I liked what they did with vampires. Feral, sightless, not at all like were use too. More like beastly werewolves instead of people. I kept on thinking I had seen them before, though. It wasn't until I thought about it a while that they reminded me of the Geth in the Mass Effect games. Agile, leaping, sticking to walls. Pain in the butt to shoot. Good, but not original.

I didn't like the motorbikes. They're the main method of transportation outside the city. I get putting a mini jet-engine on one, just not on the front. It looks more like an air-intake, but that would blow the rider off. Instead, it just looks silly. I'm willing to give the film makers the benefit of the doubt and pretend they had to take the design from the comic book on which Priest was based.

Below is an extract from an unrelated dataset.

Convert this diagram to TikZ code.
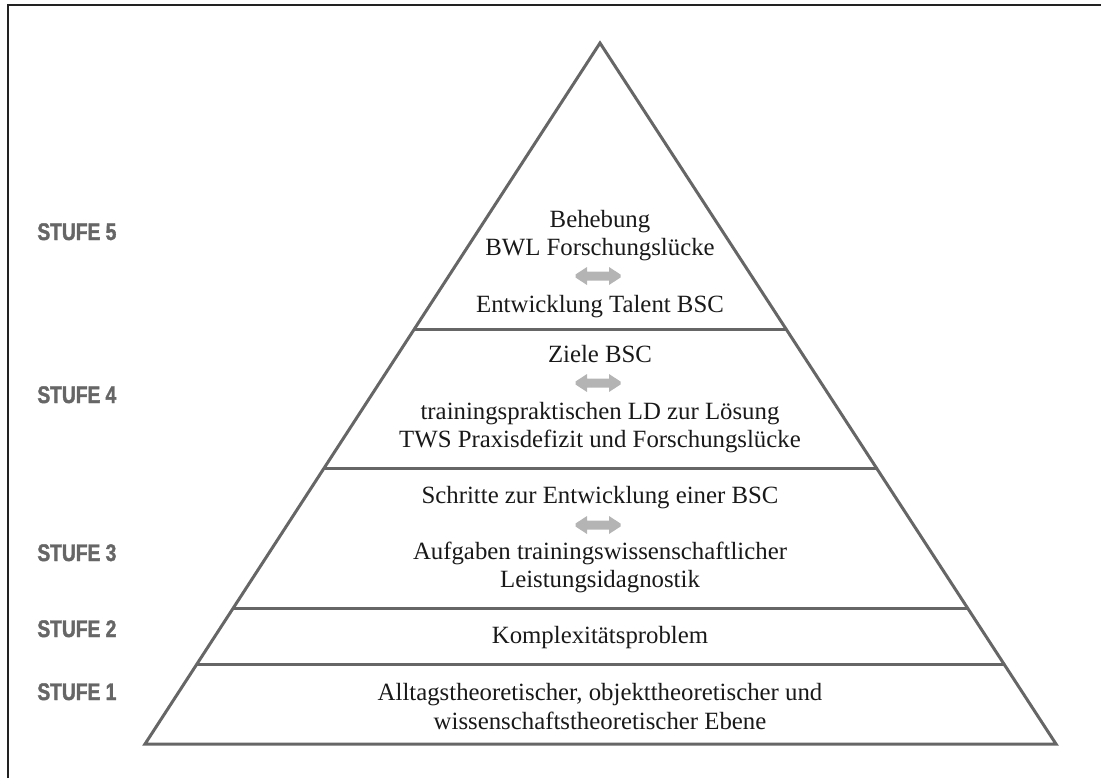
\documentclass[tikz,border=0pt]{standalone}
\usepackage{fontspec}
\setmainfont{Liberation Serif}
\newfontfamily\stufefont[FakeStretch=0.8, FakeBold=1.6]{Liberation Sans Bold}
\usetikzlibrary{calc}
\definecolor{edge}{HTML}{666666}
\definecolor{labelgray}{HTML}{666666}
\definecolor{arrowgray}{HTML}{B4B4B4}
\definecolor{framec}{HTML}{222222}

% double-headed block arrow centred on a given point
\newcommand\swaparrow[2]{%
  \fill[arrowgray, shift={(#1)}] (-22.5,-1.5) -- (-11,-9) -- (-11,-4.5) -- (11,-4.5)
    -- (11,-9) -- (22.5,-1.5) -- (22.5,1.5) -- (11,9) -- (11,4.5) -- (-11,4.5) -- (-11,9)
    -- (-22.5,1.5) -- cycle;
  \coordinate (#2) at (#1);}

\begin{document}
\begin{tikzpicture}[x=0.5pt, y=-0.5pt,
  tri/.style={draw=edge, line width=1.5pt, line join=miter},
  txt/.style={font=\fontsize{12.4}{14.4}\selectfont, align=center, inner sep=0pt, text=black!90},
  stufe/.style={font=\stufefont\fontsize{12}{14}\selectfont, text=labelgray, anchor=base west, inner sep=0pt}]
\useasboundingbox (0,0) rectangle (1101,778);

% outer frame (left and top edges)
\draw[framec, line width=1pt] (8,778) -- (8,5) -- (1101,5);

% pyramid
\coordinate (apex) at (600,43);
\coordinate (bl) at (145,744);
\coordinate (br) at (1056,744);
\draw[tri] (apex) -- (br) -- (bl) -- cycle;

% level boundaries
\foreach \t/\n in {0.4094/a, 0.6063/b, 0.8060/c, 0.8859/d} {
  \coordinate (l\n) at ($(apex)!\t!(bl)$);
  \coordinate (r\n) at ($(apex)!\t!(br)$);
  \draw[tri] (l\n) -- (r\n);
}

% level 5
\node[txt] (s5a) at (600,235.5) {Behebung\\BWL Forschungslücke};
\swaparrow{598,276}{x5}
\node[txt, anchor=base] (s5b) at (600,312) {Entwicklung Talent BSC};

% level 4
\node[txt, anchor=base] (s4a) at (600,362) {Ziele BSC};
\swaparrow{598,383}{x4}
\node[txt] (s4b) at (600,427.5) {trainingspraktischen LD zur Lösung\\TWS Praxisdefizit und Forschungslücke};

% level 3
\node[txt, anchor=base] (s3a) at (600,503) {Schritte zur Entwicklung einer BSC};
\swaparrow{598,525}{x3}
\node[txt] (s3b) at (600,567.5) {Aufgaben trainingswissenschaftlicher\\Leistungsidagnostik};

% level 2
\node[txt, anchor=base] (s2) at (600,643) {Komplexitätsproblem};

% level 1
\node[txt] (s1) at (600,706.5) {Alltagstheoretischer, objekttheoretischer und\\wissenschaftstheoretischer Ebene};

% level labels
\node[stufe] (k5) at (37,240) {STUFE 5};
\node[stufe] (k4) at (37,403) {STUFE 4};
\node[stufe] (k3) at (37,561) {STUFE 3};
\node[stufe] (k2) at (37,637) {STUFE 2};
\node[stufe] (k1) at (37,700) {STUFE 1};
\end{tikzpicture}
\end{document}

The music was suitably gothic, but I'm not sure I'd like it outside of the movie. Some soundtracks are really fantastic at amplifying the movie, but don't sound so great outside of it (Lord of the Rings, Star Wars). Some music sounds great inside and outside the movie (Transformers, Pirates of the Caribbean). I think this is one will be the former.

The dialogue is a mixed bag. Some of it's trying to be very serious, or meaningful, or symbolic, and kind of falls flat. Some of it's ripped off from westerns, and I liked that ("I know the look on a man's face when he enjoys taking a life. That look comes easy to you." "It comes. Easy's got nothin' to do with it.")

Finally, the final action scene is competent, but not awesome. They had the chance for an epic martial arts fest, and went the close-ups and brawl route. But I guess that's what happens when two white guys fist-fight (and yes, I totally went there. Jet Li or Tony Jaa wouldn't have let such action stand without something suitably mind-blowing).

Now that I've slammed the movie enough, I really should pick it back up. While it does steal a lot, it steals from good movies. The worst that can be said about this movie is that it's competent. It's well rounded; solid. While there's nothing truly spectacular (except for size of the off-switch on gravity), it's all around good. So I'd say it's a Blu-Ray movie. Probably not the best Blu-Ray movie, but not the worst.